If Your Password is this, You may Want to Change it Right Away
- March 02, 2012
- Bradley Taylor
The number one way hackers get into protected systems isn’t through a fancy technical exploit. It’s by guessing the password.
That’s not too hard when the most common password used on business systems is “Password1.”
There’s a technical reason for Password1’s popularity: It’s got an upper-case letter, a number and nine characters. That satisfies the complexity rules for many systems, including the default settings for Microsoft’s widely used Active Directory identity management software.
Security services firm Trustwave spotlighted the “Password1” problem in its recently released “2012 Global Security Report,” which summarizes the firm’s findings from nearly 2 million network vulnerability scans and 300 recent security breach investigations.
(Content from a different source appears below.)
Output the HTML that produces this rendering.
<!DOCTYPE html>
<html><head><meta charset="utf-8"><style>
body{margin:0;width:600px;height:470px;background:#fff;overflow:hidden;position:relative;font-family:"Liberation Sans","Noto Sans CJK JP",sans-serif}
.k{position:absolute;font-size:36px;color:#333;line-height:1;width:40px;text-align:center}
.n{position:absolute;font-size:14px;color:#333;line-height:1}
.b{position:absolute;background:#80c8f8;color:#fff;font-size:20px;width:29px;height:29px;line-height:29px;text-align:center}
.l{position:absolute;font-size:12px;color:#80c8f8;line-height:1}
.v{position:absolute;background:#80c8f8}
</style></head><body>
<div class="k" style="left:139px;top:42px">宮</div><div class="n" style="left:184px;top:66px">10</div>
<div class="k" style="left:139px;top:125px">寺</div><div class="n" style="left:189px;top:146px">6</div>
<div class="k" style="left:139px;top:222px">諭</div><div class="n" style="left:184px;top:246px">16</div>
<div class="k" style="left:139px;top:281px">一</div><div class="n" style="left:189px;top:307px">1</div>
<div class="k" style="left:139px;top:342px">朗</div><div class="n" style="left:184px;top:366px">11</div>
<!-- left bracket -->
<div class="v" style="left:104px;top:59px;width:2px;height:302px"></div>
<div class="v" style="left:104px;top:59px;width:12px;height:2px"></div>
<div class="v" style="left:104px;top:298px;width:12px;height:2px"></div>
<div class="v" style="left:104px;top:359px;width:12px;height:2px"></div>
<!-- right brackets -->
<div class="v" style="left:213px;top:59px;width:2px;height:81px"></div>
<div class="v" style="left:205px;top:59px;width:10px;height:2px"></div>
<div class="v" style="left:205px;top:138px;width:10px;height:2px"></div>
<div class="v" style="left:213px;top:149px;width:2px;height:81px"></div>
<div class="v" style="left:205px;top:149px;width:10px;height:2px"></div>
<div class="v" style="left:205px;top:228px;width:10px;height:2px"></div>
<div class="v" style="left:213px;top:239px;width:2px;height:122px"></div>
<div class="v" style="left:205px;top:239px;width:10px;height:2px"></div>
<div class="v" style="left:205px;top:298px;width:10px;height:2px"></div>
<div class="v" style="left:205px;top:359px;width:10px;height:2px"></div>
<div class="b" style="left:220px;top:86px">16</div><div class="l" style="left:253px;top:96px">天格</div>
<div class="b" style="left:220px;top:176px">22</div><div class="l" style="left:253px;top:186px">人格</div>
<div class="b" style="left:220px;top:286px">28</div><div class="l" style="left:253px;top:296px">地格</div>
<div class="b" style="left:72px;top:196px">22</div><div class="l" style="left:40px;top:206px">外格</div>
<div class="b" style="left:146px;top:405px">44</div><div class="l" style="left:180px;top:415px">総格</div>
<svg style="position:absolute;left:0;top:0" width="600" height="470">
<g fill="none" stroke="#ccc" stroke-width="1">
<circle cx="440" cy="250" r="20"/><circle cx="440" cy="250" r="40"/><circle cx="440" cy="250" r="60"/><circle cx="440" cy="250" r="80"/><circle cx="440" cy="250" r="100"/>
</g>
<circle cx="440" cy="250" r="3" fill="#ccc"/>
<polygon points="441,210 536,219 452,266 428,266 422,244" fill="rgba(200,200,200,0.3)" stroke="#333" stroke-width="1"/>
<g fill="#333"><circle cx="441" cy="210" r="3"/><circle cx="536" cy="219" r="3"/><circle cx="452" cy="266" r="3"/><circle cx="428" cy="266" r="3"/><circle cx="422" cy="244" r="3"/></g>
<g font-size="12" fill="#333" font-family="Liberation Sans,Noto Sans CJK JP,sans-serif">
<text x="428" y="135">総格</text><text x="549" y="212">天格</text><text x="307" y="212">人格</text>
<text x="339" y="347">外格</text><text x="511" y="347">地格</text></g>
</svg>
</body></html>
Around 5% of passwords involve a variation of the word “password,” the company’s researchers found. The runner-up, “welcome,” turns up in more than 1%.
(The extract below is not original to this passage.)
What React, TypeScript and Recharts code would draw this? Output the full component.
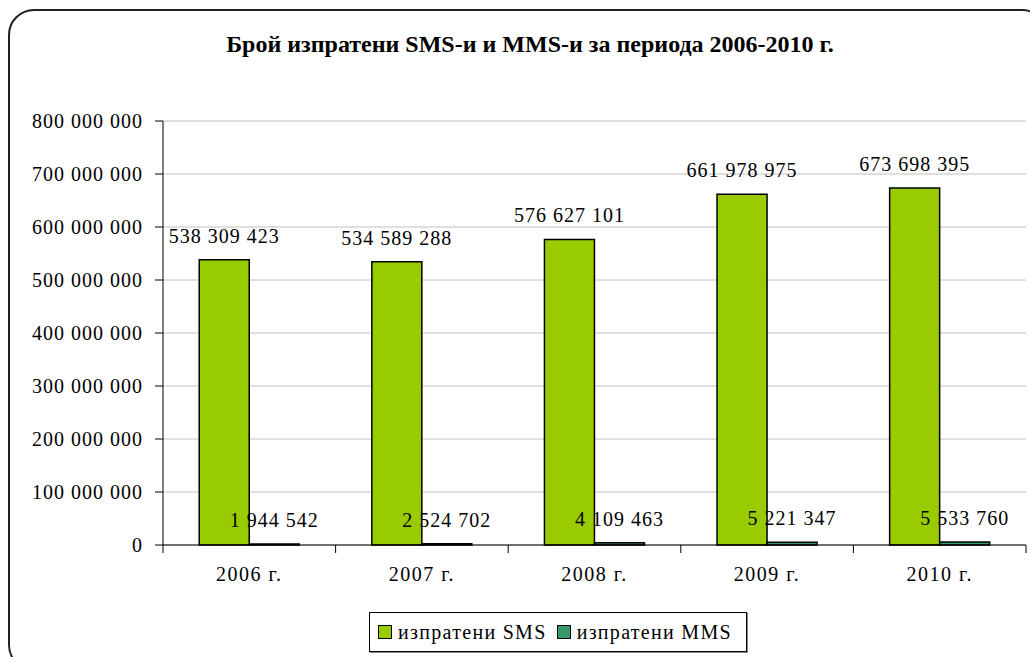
import React from "react"
import { BarChart, Bar, XAxis, YAxis, CartesianGrid, LabelList, Legend } from "recharts"

// values
const years = ["2006 г.", "2007 г.", "2008 г.", "2009 г.", "2010 г."]
const smsSent = [538309423, 534589288, 576627101, 661978975, 673698395]
const mmsSent = [1944542, 2524702, 4109463, 5221347, 5533760]
const yTicks = [0, 100000000, 200000000, 300000000, 400000000, 500000000, 600000000, 700000000, 800000000]

const SMS_COLOR = "#99CC00"
const MMS_COLOR = "#339966"
const FONT = "'Liberation Serif', 'Times New Roman', serif"

const data = years.map((year, i) => ({ year, sms: smsSent[i], mms: mmsSent[i] }))

const fmt = (v: number) => String(v).replace(/\B(?=(\d{3})+(?!\d))/g, " ")

// category label centred, tick mark on the left boundary of each band (and the right end of the last)
function CategoryTick(props: any) {
  const { x, y, payload, index, visibleTicksCount } = props
  const half = payload?.offset ?? 0
  const last = index === (visibleTicksCount ?? years.length) - 1
  return (
    <g>
      <line x1={x - half} x2={x - half} y1={y - 8} y2={y} stroke="#000" />
      {last && <line x1={x + half} x2={x + half} y1={y - 8} y2={y} stroke="#000" />}
      <text x={x} y={y + 28} textAnchor="middle" fontFamily={FONT} fontSize={20} letterSpacing={1.5} fill="#000">
        {payload.value}
      </text>
    </g>
  )
}

// value above the bar, on one line
function ValueLabel(props: any) {
  const { x, y, width, value } = props
  return (
    <text x={x + width / 2} y={y - 17} textAnchor="middle" fontFamily={FONT} fontSize={20} letterSpacing={1} fill="#000">
      {fmt(value)}
    </text>
  )
}

function LegendBox() {
  const items = [
    { label: "изпратени SMS", color: SMS_COLOR },
    { label: "изпратени MMS", color: MMS_COLOR },
  ]
  return (
    <div
      style={{
        display: "flex",
        alignItems: "center",
        border: "1px solid #000",
        boxShadow: "1px 1px 0 #888",
        padding: "0 8px",
        width: 378,
        boxSizing: "border-box",
        height: 40,
        fontFamily: FONT,
        fontSize: 20,
        letterSpacing: 1.3,
        background: "#fff",
      }}
    >
      {items.map((it, i) => (
        <span key={it.label} style={{ display: "flex", alignItems: "center", marginLeft: i ? 10 : 0 }}>
          <span style={{ width: 12, height: 12, background: it.color, border: "1.5px solid #000", marginRight: 6 }} />
          {it.label}
        </span>
      ))}
    </div>
  )
}

export default function App() {
  return (
    <div style={{ position: "absolute", left: 0, top: 0, width: 1030, height: 657, overflow: "hidden", background: "#fff" }}>
      <div
        style={{
          position: "absolute",
          left: 8,
          top: 9,
          width: 1040,
          height: 662,
          border: "2px solid #222",
          borderRadius: 26,
          boxSizing: "border-box",
        }}
      />
      <div
        style={{
          position: "absolute",
          left: 0,
          width: 1060,
          top: 31,
          textAlign: "center",
          fontFamily: FONT,
          fontWeight: "bold",
          fontSize: 24,
          color: "#000",
        }}
      >
        Брой изпратени SMS-и и MMS-и за периода 2006-2010 г.
      </div>
      <div style={{ position: "absolute", left: 0, top: 0 }}>
        <BarChart
          width={1030}
          height={657}
          data={data}
          margin={{ top: 121, right: 4, bottom: 80, left: 0 }}
          barCategoryGap="21%"
          barGap={0}
        >
          <CartesianGrid vertical={false} stroke="#c0c0c0" />
          <XAxis
            dataKey="year"
            axisLine={{ stroke: "#000" }}
            tickLine={false}
            tick={<CategoryTick />}
            height={32}
            interval={0}
          />
          <XAxis xAxisId="top" dataKey="year" orientation="top" height={0} tick={false} tickLine={false} axisLine={{ stroke: "#808080" }} />
          <YAxis
            domain={[0, 800000000]}
            ticks={yTicks}
            width={163}
            tickFormatter={fmt}
            axisLine={{ stroke: "#000" }}
            tickLine={{ stroke: "#000" }}
            tickSize={8}
            tickMargin={12}
            tick={{ fontFamily: FONT, fontSize: 20, fill: "#000", letterSpacing: 1 }}
          />
          <YAxis yAxisId="right" orientation="right" domain={[0, 800000000]} width={0} tick={false} tickLine={false} axisLine={{ stroke: "#808080" }} />
          <Legend
            layout="horizontal"
            verticalAlign="middle"
            align="center"
            wrapperStyle={{ position: "absolute", left: 369, top: 612, width: "auto" }}
            content={() => <LegendBox />}
          />
          <Bar dataKey="sms" name="изпратени SMS" fill={SMS_COLOR} stroke="#000" strokeWidth={1.5} isAnimationActive={false}>
            <LabelList dataKey="sms" content={<ValueLabel />} />
          </Bar>
          <Bar dataKey="mms" name="изпратени MMS" fill={MMS_COLOR} stroke="#000" strokeWidth={1.5} isAnimationActive={false}>
            <LabelList dataKey="mms" content={<ValueLabel />} />
          </Bar>
        </BarChart>
      </div>
    </div>
  )
}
Easily guessable or entirely blank passwords were the most common vulnerability Trustwave’s SpiderLabs unit found in its penetration tests last year on clients’ systems. The firm set an assortment of widely available password-cracking tools loose on 2.5 million passwords, and successfully broke more than 200,000 of them.
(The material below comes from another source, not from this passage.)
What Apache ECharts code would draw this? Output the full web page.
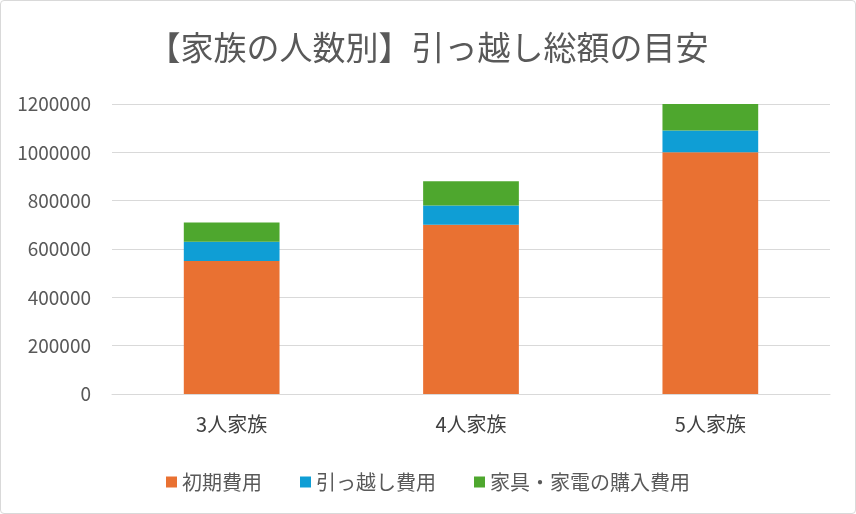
<!DOCTYPE html>
<html><head><meta charset="utf-8">
<script src="https://cdn.jsdelivr.net/npm/echarts@6/dist/echarts.min.js"></script>
<style>
html,body{margin:0;padding:0;background:#fff;}
#c{position:absolute;left:0;top:0;width:854px;height:512px;border:1px solid #d9d9d9;border-radius:4px;}
</style></head><body>
<div id="c"></div>
<script>
const categories = ['3人家族', '4人家族', '5人家族'];
const initialCost = [550000, 700000, 1000000];
const movingCost = [80000, 80000, 90000];
const furnitureCost = [80000, 100000, 110000];
const seriesNames = ['初期費用', '引っ越し費用', '家具・家電の購入費用'];
const titleText = '【家族の人数別】引っ越し総額の目安';

const font = '"Noto Sans CJK JP", "Noto Sans", sans-serif';
const chart = echarts.init(document.getElementById('c'));
chart.setOption({
  animation: false,
  textStyle: { fontFamily: font },
  title: {
    text: titleText, left: 'center', top: 25,
    textStyle: { fontFamily: font, fontSize: 33, fontWeight: 'normal', color: '#595959' }
  },
  legend: {
    top: 466, left: 'center', itemWidth: 11, itemHeight: 11, itemGap: 38, itemTextGap: 6,
    icon: 'rect',
    textStyle: { fontFamily: font, fontSize: 20, color: '#595959' },
    data: seriesNames
  },
  grid: { left: 111, right: 25, top: 103, bottom: 119, containLabel: false },
  xAxis: {
    type: 'category', data: categories,
    axisLine: { lineStyle: { color: '#d9d9d9' } },
    axisTick: { show: false },
    axisLabel: { fontSize: 20, color: '#404040', margin: 20 }
  },
  yAxis: {
    type: 'value', min: 0, max: 1200000, interval: 200000,
    axisLine: { show: false }, axisTick: { show: false },
    splitLine: { lineStyle: { color: '#d9d9d9' } },
    axisLabel: { fontSize: 19, color: '#595959', margin: 21, formatter: v => String(v) }
  },
  series: [
    { name: seriesNames[0], type: 'bar', stack: 'a', data: initialCost, barWidth: '40%', itemStyle: { color: '#E97132' } },
    { name: seriesNames[1], type: 'bar', stack: 'a', data: movingCost, barWidth: '40%', itemStyle: { color: '#0F9ED5' } },
    { name: seriesNames[2], type: 'bar', stack: 'a', data: furnitureCost, barWidth: '40%', itemStyle: { color: '#4EA72E' } }
  ]
});
</script>
</body></html>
Verizon came up with similar results in its 2012 Data Breach Investigations Report, one of the security industry’s most comprehensive annual studies. The full report will be released in several months, but Verizon previewed some of its findings at this week’s RSA conference in San Francisco.
Exploiting weak or guessable passwords was the top method attackers used to gain access last year. It played a role in 29% of the security breaches Verizon’s response team investigated.